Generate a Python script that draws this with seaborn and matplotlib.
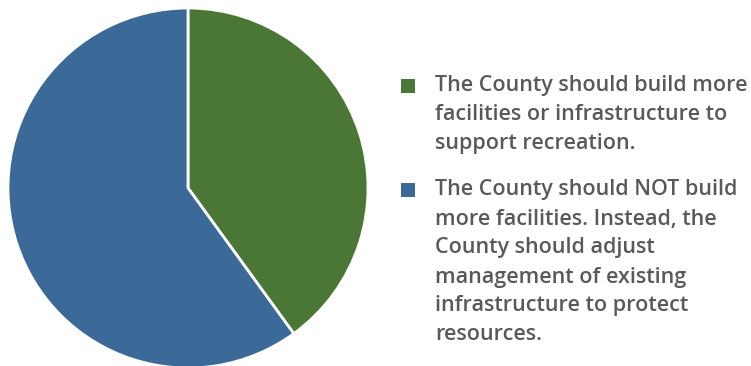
import matplotlib
matplotlib.use("Agg")
import matplotlib.pyplot as plt
from matplotlib.patches import Rectangle
import seaborn as sns

# Survey responses (share of respondents, %)
labels = [
    "The County should build more\nfacilities or infrastructure to\nsupport recreation.",
    "The County should NOT build\nmore facilities. Instead, the\nCounty should adjust\nmanagement of existing\ninfrastructure to protect\nresources.",
]
shares = [40, 60]
colors = ["#4a7735", "#3b6a98"]

sns.set_theme(style="white")
plt.rcParams["font.family"] = ["Open Sans", "DejaVu Sans"]

W, H = 751, 366
fig = plt.figure(figsize=(W / 100, H / 100), dpi=100)
fig.patch.set_facecolor("white")

# Pie occupies the left part of the canvas
ax = fig.add_axes([8 / W, -2 / H, 360 / W, 360 / H])
ax.pie(
    shares,
    colors=colors,
    startangle=90,
    counterclock=False,
    radius=1.0,
    wedgeprops=dict(edgecolor="white", linewidth=2),
)
ax.set_xlim(-1, 1)
ax.set_ylim(-1, 1)
ax.set_aspect("equal")
ax.axis("off")

# Legend built from squares and wrapped text
text_color = "#595959"
line_h = 29
y_first = [86, 190]
for lab, col, y in zip(labels, colors, y_first):
    fig.add_artist(Rectangle((401 / W, 1 - (y + 7) / H), 14 / W, 14 / H,
                             transform=fig.transFigure, facecolor=col,
                             edgecolor="none"))
    for i, line in enumerate(lab.split("\n")):
        fig.text(435 / W, 1 - (y + i * line_h) / H, line, fontsize=15.5,
                 fontweight="semibold", color=text_color, va="center",
                 ha="left")

fig.savefig("out.png", dpi=100)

··········

*Written problem:*
Quote the data exactly, leaving every image out of the copy.

*Reply to the exercise:*
Generate a Python script that draws this with seaborn and matplotlib.
import matplotlib
matplotlib.use("Agg")
import matplotlib.pyplot as plt
from matplotlib.patches import Rectangle
import seaborn as sns

# Survey responses (share of respondents, %)
labels = [
    "The County should build more\nfacilities or infrastructure to\nsupport recreation.",
    "The County should NOT build\nmore facilities. Instead, the\nCounty should adjust\nmanagement of existing\ninfrastructure to protect\nresources.",
]
shares = [40, 60]
colors = ["#4a7735", "#3b6a98"]

sns.set_theme(style="white")
plt.rcParams["font.family"] = ["Open Sans", "DejaVu Sans"]

W, H = 751, 366
fig = plt.figure(figsize=(W / 100, H / 100), dpi=100)
fig.patch.set_facecolor("white")

# Pie occupies the left part of the canvas
ax = fig.add_axes([8 / W, -2 / H, 360 / W, 360 / H])
ax.pie(
    shares,
    colors=colors,
    startangle=90,
    counterclock=False,
    radius=1.0,
    wedgeprops=dict(edgecolor="white", linewidth=2),
)
ax.set_xlim(-1, 1)
ax.set_ylim(-1, 1)
ax.set_aspect("equal")
ax.axis("off")

# Legend built from squares and wrapped text
text_color = "#595959"
line_h = 29
y_first = [86, 190]
for lab, col, y in zip(labels, colors, y_first):
    fig.add_artist(Rectangle((401 / W, 1 - (y + 7) / H), 14 / W, 14 / H,
                             transform=fig.transFigure, facecolor=col,
                             edgecolor="none"))
    for i, line in enumerate(lab.split("\n")):
        fig.text(435 / W, 1 - (y + i * line_h) / H, line, fontsize=15.5,
                 fontweight="semibold", color=text_color, va="center",
                 ha="left")

fig.savefig("out.png", dpi=100)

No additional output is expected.